Veel blijft onverklaard. Wie kan zeggen waarom het begin van Louis Couperus ‘Boeken der Kleine Zielen’, waarin in gewone woorden wordt verteld wat voor doodgewone dingen heel gewone mensen doen: een deur sluiten, gaan wandelen, bij elkaar op visite gaan, praten en eten, niettemin zulk een litteraire schoonheid heeft. Waarom toch uit dit nietige gedoe van middelmatige mensen een groots visioen opdoemt; het verhevene in het kleine, het eeuwige in het voorbijgaande, het noodzakelijke in het toevallige.
| |
| |
Ik heb gesproken van datgene, wat naar mijn inzicht van de leden dezer Maatschappij het gemeenschappelijke streven geweest is al die jaren lang. Niet alleen van hen, maar eigenlijk van iedereen, die met kunst in aanraking komt. Waartoe?
Laat mij nog eenmaal een medelid aan het woord laten.

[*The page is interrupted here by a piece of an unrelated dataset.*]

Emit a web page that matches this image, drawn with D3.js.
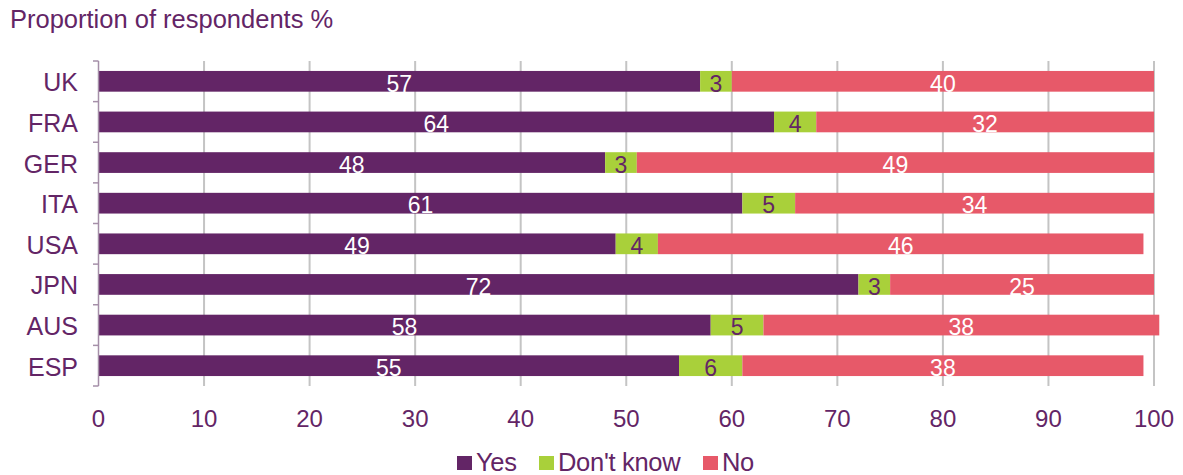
<!DOCTYPE html>
<html>
<head>
<meta charset="utf-8">
<script src="https://cdn.jsdelivr.net/npm/d3@7"></script>
<style>
  body { margin: 0; background: #fff; }
  svg text { font-family: "Liberation Sans", Arial, sans-serif; }
</style>
</head>
<body>
<svg id="chart"></svg>
<script>
// chart data
var countries = ["UK", "FRA", "GER", "ITA", "USA", "JPN", "AUS", "ESP"];
var yes = [57, 64, 48, 61, 49, 72, 58, 55];
var dontKnow = [3, 4, 3, 5, 4, 3, 5, 6];
var no = [40, 32, 49, 34, 46, 25, 37.5, 38];
var xTicks = [0, 10, 20, 30, 40, 50, 60, 70, 80, 90, 100];
var seriesNames = ["Yes", "Don't know", "No"];

var width = 1183, height = 475;
var purple = "#632566", green = "#a9d03a", red = "#e75969";
var colors = [purple, green, red];
var labelColors = ["#fff", purple, "#fff"];
var textColor = "#632566";

var svg = d3.select("#chart").attr("width", width).attr("height", height);

var x = d3.scaleLinear().domain([0, 100]).range([98.5, 1154]);
var y = d3.scaleBand().domain(countries).range([61, 386]).paddingInner(0.49).paddingOuter(0.245);

// title
svg.append("text")
    .attr("x", 10).attr("y", 28)
    .attr("fill", textColor)
    .style("font-size", "25.5px")
    .text("Proportion of respondents %");

// grid lines
svg.append("g").selectAll("line")
    .data(xTicks.filter(function (d) { return d > 0; }))
    .enter().append("line")
    .attr("x1", function (d) { return x(d); })
    .attr("x2", function (d) { return x(d); })
    .attr("y1", 61).attr("y2", 386)
    .attr("stroke", "#c4c4c4")
    .attr("stroke-width", 2);

// stacked data
var rows = countries.map(function (c, i) {
    var vals = [yes[i], dontKnow[i], no[i]];
    var start = 0;
    return vals.map(function (v, k) {
        var seg = { country: c, k: k, v: v, x0: start, x1: start + v };
        start += v;
        return seg;
    });
});
var segs = [].concat.apply([], rows);

svg.append("g").selectAll("rect")
    .data(segs)
    .enter().append("rect")
    .attr("x", function (d) { return x(d.x0); })
    .attr("y", function (d) { return y(d.country); })
    .attr("width", function (d) { return x(d.x1) - x(d.x0); })
    .attr("height", y.bandwidth())
    .attr("fill", function (d) { return colors[d.k]; });

svg.append("g").selectAll("text")
    .data(segs)
    .enter().append("text")
    .attr("x", function (d) { return x((d.x0 + d.x1) / 2); })
    .attr("y", function (d) { return y(d.country) + y.bandwidth() / 2 + 2; })
    .attr("dy", "0.36em")
    .attr("text-anchor", "middle")
    .attr("fill", function (d) { return labelColors[d.k]; })
    .style("font-size", "23px")
    .text(function (d) { return Math.round(d.v); });

// left axis with ticks on band boundaries
var axisColor = "#a58fa8";
var leftG = svg.append("g");
leftG.append("line")
    .attr("x1", 98.5).attr("x2", 98.5).attr("y1", 61).attr("y2", 386)
    .attr("stroke", axisColor).attr("stroke-width", 1.5);
var bounds = d3.range(countries.length + 1).map(function (i) { return 61 + i * y.step(); });
leftG.selectAll("line.tick")
    .data(bounds)
    .enter().append("line")
    .attr("class", "tick")
    .attr("x1", 93).attr("x2", 98.5)
    .attr("y1", function (d) { return d; })
    .attr("y2", function (d) { return d; })
    .attr("stroke", axisColor).attr("stroke-width", 1.5);
leftG.selectAll("text")
    .data(countries)
    .enter().append("text")
    .attr("x", 78)
    .attr("y", function (d) { return y(d) + y.bandwidth() / 2 + 1; })
    .attr("dy", "0.36em")
    .attr("text-anchor", "end")
    .attr("fill", textColor)
    .style("font-size", "25px")
    .text(function (d) { return d; });

// bottom tick labels
svg.append("g").selectAll("text")
    .data(xTicks)
    .enter().append("text")
    .attr("x", function (d) { return x(d); })
    .attr("y", 418)
    .attr("dy", "0.36em")
    .attr("text-anchor", "middle")
    .attr("fill", textColor)
    .style("font-size", "24px")
    .text(function (d) { return d; });

// legend
var legendX = [457, 539, 703];
var legend = svg.append("g").selectAll("g")
    .data(seriesNames)
    .enter().append("g")
    .attr("transform", function (d, i) { return "translate(" + legendX[i] + ",456)"; });
legend.append("rect")
    .attr("width", 15).attr("height", 14)
    .attr("fill", function (d, i) { return colors[i]; });
legend.append("text")
    .attr("x", 19).attr("y", 6)
    .attr("dy", "0.36em")
    .attr("fill", textColor)
    .style("font-size", "25.5px")
    .style("letter-spacing", "-0.3px")
    .text(function (d) { return d; });
</script>
</body>
</html>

G.M. de Gelder: ‘Welbegrepen blijkt het kunstwerk te zijn een tot waarneembare of verneembare zintuigelijkheid verbeelde gedachtengang als dewelke de mens zich de waarheid van de werkelijkheid, van de natuurlijke en de geestelijke werkelijkheid èn van beider verhouding bewust maakt, om zich van de zintuigelijkheid, van de natuurlijke eindigheid en van de eindige geest te bevrijden’, en zodoende, voeg ik er bij, ‘waarlijk mens te zijn’. En is het niet ware menselijkheid, die de wereld uit haar huidige benauwenis zou kunnen helpen?
Hiermede verklaar ik de 185e jaarlijkse vergadering van de Maatschappij der Nederlandse Letterkunde voor geopend.